The construction of exact Taylor states. I: The full sphere

The dynamics of the Earth's fluid core are described by the so-called magnetostrophic balance between Coriolis, pressure, buoyancy and Lorentz forces. In this regime the geomagnetic field is subject to a continuum of theoretical conditions, which together comprise Taylor's constraint, placing restrictions on its internal structure. Examples of such fields, so-called Taylor states, have proven difficult to realize except in highly restricted cases. In previous theoretical developments, we showed that it was possible to reduce this infinite class of conditions to a finite number of coupled quadratic homogeneous equations when adopting a certain regular truncated spectral expansion for the magnetic field. In this paper, we illustrate the power of these results by explicitly constructing two families of exact Taylor states in a full sphere that match the same low-degree observationally derived model of the radial field at the core–mantle boundary.
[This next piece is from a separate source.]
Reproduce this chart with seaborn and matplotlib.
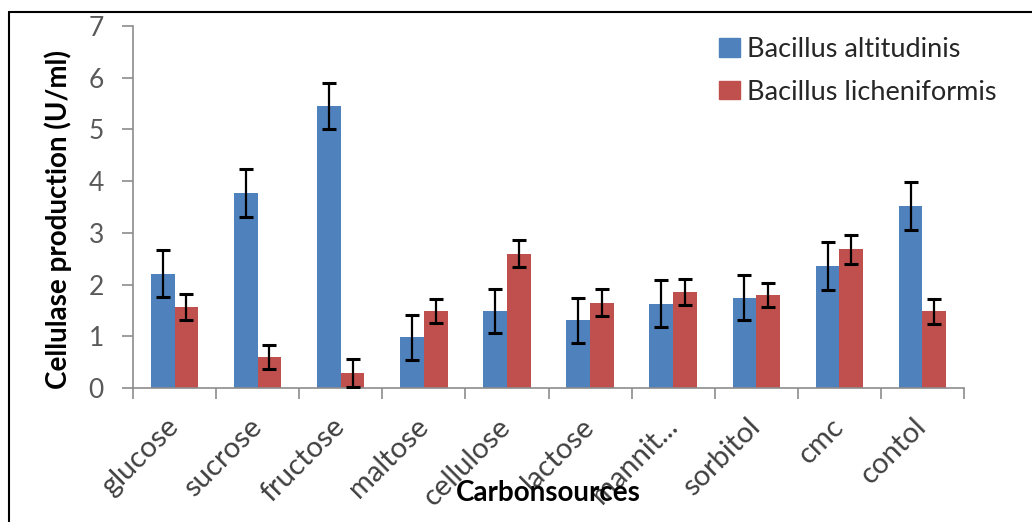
import numpy as np
import pandas as pd
import matplotlib
matplotlib.use("Agg")
import matplotlib.pyplot as plt
import matplotlib.transforms as mtransforms
import seaborn as sns
from matplotlib.lines import Line2D

categories = ["glucose", "sucrose", "fructose", "maltose", "cellulose",
              "lactose", "mannit...", "sorbitol", "cmc", "contol"]
series_names = ["Bacillus altitudinis", "Bacillus licheniformis"]
altitudinis = [2.21, 3.77, 5.45, 0.98, 1.49, 1.31, 1.63, 1.75, 2.36, 3.52]
altitudinis_err = [0.45, 0.46, 0.45, 0.43, 0.43, 0.44, 0.46, 0.44, 0.47, 0.46]
licheniformis = [1.57, 0.60, 0.29, 1.49, 2.60, 1.65, 1.85, 1.80, 2.68, 1.48]
licheniformis_err = [0.25, 0.23, 0.27, 0.24, 0.26, 0.26, 0.25, 0.23, 0.28, 0.25]
yticks = [0, 1, 2, 3, 4, 5, 6, 7]
colors = ["#4F81BD", "#C0504D"]

sns.set_theme(style="white")
plt.rcParams["font.family"] = ["Lato", "DejaVu Sans"]

df = pd.DataFrame({
    "source": categories * 2,
    "strain": [series_names[0]] * len(categories) + [series_names[1]] * len(categories),
    "value": altitudinis + licheniformis,
})

W, H = 1032, 522
fig = plt.figure(figsize=(W / 100, H / 100), dpi=100)
ax = fig.add_axes([133 / W, 1 - 388 / H, (964 - 133) / W, (388 - 26) / H])

sns.barplot(data=df, x="source", y="value", hue="strain", order=categories,
            hue_order=series_names, palette=colors, width=0.57, gap=0,
            errorbar=None, saturation=1, linewidth=0, ax=ax, legend=False)

errs = [altitudinis_err, licheniformis_err]
for cont, err in zip(ax.containers, errs):
    xs = [p.get_x() + p.get_width() / 2 for p in cont.patches]
    ys = [p.get_height() for p in cont.patches]
    ax.errorbar(xs, ys, yerr=err, fmt="none", ecolor="black", elinewidth=1.6,
                capsize=5, capthick=2.2, zorder=5)

ax.set_xlim(-0.5, len(categories) - 0.5)
ax.set_ylim(0, 7)
ax.set_yticks(yticks)
ax.set_yticklabels([str(t) for t in yticks])

ax.set_xticks(np.arange(-0.5, len(categories), 1.0))
ax.set_xticklabels([])
ax.set_xticks(np.arange(len(categories)), minor=True)
ax.set_xticklabels(categories, minor=True, rotation=45, ha="right",
                   rotation_mode="anchor", va="center")
shift = mtransforms.ScaledTranslation(4 / 100, 0, fig.dpi_scale_trans)
for lab in ax.get_xticklabels(minor=True):
    lab.set_transform(lab.get_transform() + shift)

axis_color = "#8C8C8C"
for s in ["top", "right"]:
    ax.spines[s].set_visible(False)
for s in ["left", "bottom"]:
    ax.spines[s].set_color(axis_color)
    ax.spines[s].set_linewidth(1.2)

ax.tick_params(axis="y", which="major", direction="out", length=8, width=1.2,
               color=axis_color, labelsize=19, labelcolor="#595959", pad=13, left=True)
ax.tick_params(axis="x", which="major", direction="out", length=8, width=1.2,
               color=axis_color, bottom=True)
ax.tick_params(axis="x", which="minor", length=0, labelsize=21,
               labelcolor="#404040", pad=25, bottom=True)

ax.set_xlabel("Carbonsources", fontsize=20, fontweight="bold", color="black")
ax.xaxis.set_label_coords(0.5, -0.255)
ax.set_ylabel("Cellulase production (U/ml)", fontsize=20, fontweight="bold", color="black")
ax.yaxis.set_label_coords(-0.073, 0.465)

ax.grid(False)

handles = [plt.Rectangle((0, 0), 1, 1, color=c) for c in colors]
ax.legend(handles, series_names, loc="upper left",
          bbox_to_anchor=(719 / W, 1 - 37 / H), bbox_transform=fig.transFigure,
          frameon=False, fontsize=19.5, handlelength=0.78, handleheight=0.65,
          handletextpad=0.25, labelspacing=0.65, borderpad=0, borderaxespad=0,
          labelcolor="#262626")

# outer frame (top and left edges visible)
fig.add_artist(Line2D([9 / W, 1.0], [1 - 12 / H, 1 - 12 / H], color="black",
                      lw=1.5, transform=fig.transFigure))
fig.add_artist(Line2D([9 / W, 9 / W], [1 - 12 / H, 0.0], color="black",
                      lw=1.5, transform=fig.transFigure))

fig.savefig("out.png", dpi=100)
We do this by prescribing a smooth purely poloidal field that fits this observational model and adding to it an expediently chosen unconstrained set of interior toroidal harmonics of azimuthal wavenumbers 0 and 1. Formulated in terms of the toroidal coefficients, the resulting system is purely linear and can be readily solved to find Taylor states. By calculating the extremal members of the two families that minimize the Ohmic dissipation, we argue on energetic ground that the toroidal field in the Earth's core is likely to be dominated by low order azimuthal modes, similar to the observed poloidal field. Finally, we comment on the extension of finding Taylor states within a general truncated spectral expansion with arbitrary poloidal and toroidal coefficients.